What is the purpose of the all-in cost analysis?
A dynamic of convertibles, of course, is that the final outcome is not certain – and dependent primarily on the future share price of the issuer. If, after issuing a convertible bond the share price performs incredibly well, the issuer would, in retrospect, have been better off selling bonds and paying the bond coupon rather than having issued equity or equity options embedded in a convertible bonds at the cheap historical price. Conversely, if the share price performs very poorly and is unchanged, or indeed falls over the life of the convertible bond then the issuer would have been better off selling equity on day one instead rather than issuing bonds or convertibles and having paid the coupons associated with those instruments. To help visualise this, one technique is to try and show the investor return for convertibles compared with bonds and equities. This is done by considering the all-in cost of each instrument. To help with this, it is assumed that equity is bought back at the maturity of the bonds.
What is the difference between standard and mandatory convertibles?
If you consider a normal convertible, it is a debt security with a call option included. The issuer gets to reduce their ongoing cost of funds by selling optionality to investors, and this effectively subsidises the ongoing coupon cost. It also provides protection for investors. If the share price does not perform, then the convertible bond is fundamentally a debt security.
A mandatory convertible on the other hand puts no optionality in the hands of investors. It simply turns into equity at maturity. It therefore provides no significant share price downside protection.
How can the call spread overlay impact the conversion price of a convertible bond?
Investors in the convertible market often like to own what can be called a balanced convertible – one where the premium is not so high that the equity upside is unlikely, while still receiving some coupon. Simply put, the higher the conversion premium, the less valuable the embedded call option and so the resulting coupon is higher.

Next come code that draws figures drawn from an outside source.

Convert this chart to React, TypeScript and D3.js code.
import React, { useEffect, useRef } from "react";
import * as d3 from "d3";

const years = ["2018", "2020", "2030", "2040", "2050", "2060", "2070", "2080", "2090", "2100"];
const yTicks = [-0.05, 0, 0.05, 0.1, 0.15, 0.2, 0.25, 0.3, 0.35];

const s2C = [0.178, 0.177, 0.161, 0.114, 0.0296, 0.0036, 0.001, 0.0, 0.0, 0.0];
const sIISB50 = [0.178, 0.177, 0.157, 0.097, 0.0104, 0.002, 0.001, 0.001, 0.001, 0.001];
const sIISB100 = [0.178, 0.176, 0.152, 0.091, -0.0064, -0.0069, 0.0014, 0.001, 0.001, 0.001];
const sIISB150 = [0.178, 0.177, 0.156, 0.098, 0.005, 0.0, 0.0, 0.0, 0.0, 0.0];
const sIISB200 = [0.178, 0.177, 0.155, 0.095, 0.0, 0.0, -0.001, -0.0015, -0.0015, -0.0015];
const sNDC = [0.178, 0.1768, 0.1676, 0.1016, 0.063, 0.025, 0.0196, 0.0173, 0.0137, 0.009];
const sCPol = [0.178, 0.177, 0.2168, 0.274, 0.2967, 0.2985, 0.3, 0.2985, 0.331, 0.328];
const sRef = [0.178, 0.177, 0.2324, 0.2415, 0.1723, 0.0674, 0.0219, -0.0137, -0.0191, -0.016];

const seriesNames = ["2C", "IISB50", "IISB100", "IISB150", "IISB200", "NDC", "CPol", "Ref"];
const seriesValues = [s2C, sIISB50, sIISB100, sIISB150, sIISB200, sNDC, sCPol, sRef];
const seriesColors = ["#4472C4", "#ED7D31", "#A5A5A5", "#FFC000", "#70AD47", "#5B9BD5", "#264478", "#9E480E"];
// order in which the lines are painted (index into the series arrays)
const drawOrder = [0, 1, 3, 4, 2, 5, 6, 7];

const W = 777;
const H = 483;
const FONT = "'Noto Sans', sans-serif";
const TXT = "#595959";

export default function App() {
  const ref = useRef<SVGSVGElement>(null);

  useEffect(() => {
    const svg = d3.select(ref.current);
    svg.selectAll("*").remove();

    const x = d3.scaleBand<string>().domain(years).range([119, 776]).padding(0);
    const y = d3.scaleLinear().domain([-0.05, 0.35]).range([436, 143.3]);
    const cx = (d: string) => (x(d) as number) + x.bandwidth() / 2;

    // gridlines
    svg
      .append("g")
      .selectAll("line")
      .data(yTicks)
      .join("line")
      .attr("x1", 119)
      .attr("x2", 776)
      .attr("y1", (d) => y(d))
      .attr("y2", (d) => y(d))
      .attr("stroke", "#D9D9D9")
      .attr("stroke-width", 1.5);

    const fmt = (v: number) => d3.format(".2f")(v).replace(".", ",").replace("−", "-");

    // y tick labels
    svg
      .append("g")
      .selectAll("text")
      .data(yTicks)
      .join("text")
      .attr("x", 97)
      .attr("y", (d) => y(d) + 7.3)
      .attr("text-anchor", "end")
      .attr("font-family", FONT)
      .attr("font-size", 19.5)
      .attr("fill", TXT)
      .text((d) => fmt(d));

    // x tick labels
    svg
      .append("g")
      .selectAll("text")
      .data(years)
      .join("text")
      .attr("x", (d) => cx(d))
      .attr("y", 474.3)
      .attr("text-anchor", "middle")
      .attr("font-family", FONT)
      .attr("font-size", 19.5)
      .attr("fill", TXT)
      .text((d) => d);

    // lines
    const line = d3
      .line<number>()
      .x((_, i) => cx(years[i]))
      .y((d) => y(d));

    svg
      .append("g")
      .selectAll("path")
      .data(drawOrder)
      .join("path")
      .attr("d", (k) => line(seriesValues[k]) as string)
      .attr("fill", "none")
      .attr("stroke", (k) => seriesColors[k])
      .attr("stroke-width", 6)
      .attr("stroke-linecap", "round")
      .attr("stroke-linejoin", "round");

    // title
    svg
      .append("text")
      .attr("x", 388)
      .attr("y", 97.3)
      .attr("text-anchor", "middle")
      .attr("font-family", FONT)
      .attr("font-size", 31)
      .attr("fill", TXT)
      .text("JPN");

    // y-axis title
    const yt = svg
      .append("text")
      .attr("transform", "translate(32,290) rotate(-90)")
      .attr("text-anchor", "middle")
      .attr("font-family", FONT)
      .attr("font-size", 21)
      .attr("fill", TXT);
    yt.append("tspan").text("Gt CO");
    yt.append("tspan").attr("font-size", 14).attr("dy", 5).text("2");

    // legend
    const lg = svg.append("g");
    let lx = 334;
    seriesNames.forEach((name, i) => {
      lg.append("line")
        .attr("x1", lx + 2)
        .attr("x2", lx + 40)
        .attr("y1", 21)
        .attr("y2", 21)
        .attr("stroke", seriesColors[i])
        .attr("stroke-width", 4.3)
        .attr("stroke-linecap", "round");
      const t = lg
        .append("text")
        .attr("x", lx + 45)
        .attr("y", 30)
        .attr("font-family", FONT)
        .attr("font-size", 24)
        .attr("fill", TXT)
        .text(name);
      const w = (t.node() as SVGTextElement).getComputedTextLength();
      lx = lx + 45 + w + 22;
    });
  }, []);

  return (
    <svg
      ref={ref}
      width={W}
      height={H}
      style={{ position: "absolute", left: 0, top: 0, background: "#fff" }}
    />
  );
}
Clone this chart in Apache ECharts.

However, issuers may have a strong positive view on their likely future share price performance. How do we help issuers who have that positive view on their share price, but where we know that there isn’t such a deep market for such high premium instruments? We can do this synthetically, by raising the effective premium through equity derivative options struck behind the scenes between the issuer and the underwriters.
What is net share settled convertibles?
Another feature of convertibles that some issuers wish to vary is the transition at the conversion price from 100% debt to 100% equity. This can create uncertainty around the capital structure, although it can be somewhat mitigated through issuer call options during the life of the instrument. Net share settlement makes the cash-flows underpinning the convertible behave more like debt at maturity. With this structure, the issuer always repays the original principal amount in cash, like a normal bond, and only the value of shares above the conversion price is settled in equity.
How does the investor base of convertible bonds change depending on share price?
Once issued, the profile of the convertible bond is constantly changing depending mostly on share price, but also credit spread, time to maturity, and other factors like changes to dividend policies and stock volatility. If the share price rises, the instrument becomes more like equity. On the downside, if the share price falls well below the conversion price the value of the instrument is determined by the bond floor, and share price movements have little impact.
During the life of a convertible bond, not only does the delta change and the characteristics of the convertible, but potentially also the investor base. For instance, when the share price trades up a lot, then it is attractive to equity income funds rather than the original outright convertible funds. And similarly, if the share price falls, the instrument might be purchased by bond funds. The two largest groups though are hedge funds and convertible outright or long only funds. These two groups can have quite different perspectives on the product.
How do investors calculate the risk/reward payoff in a convertible bond?
One of the key features that outright investors will consider in a bond is the risk/reward payoff. One method to consider is how much the convertible bond pays over the life relative to the underlying equity, also known as the payback time. Looking at the convertible simply as an equity investment, then you are paying a premium over their share price while also receiving a coupon that is above the dividend yield. Payback is the time it takes for the extra coupon, in years, to compensate for the premium.
How do hedged investors manage their risk/return profiles?
Hedge funds can take a very broad approach to investing and customise their risk/return profile to their investment views. They often try and generate returns regardless of share price direction and seek to control risks they feel uncomfortable owning. Hedge funds can follow many different strategies given the hybrid nature of convertibles. Some typical examples include volatility trading, income advantage and fixed income/credit play.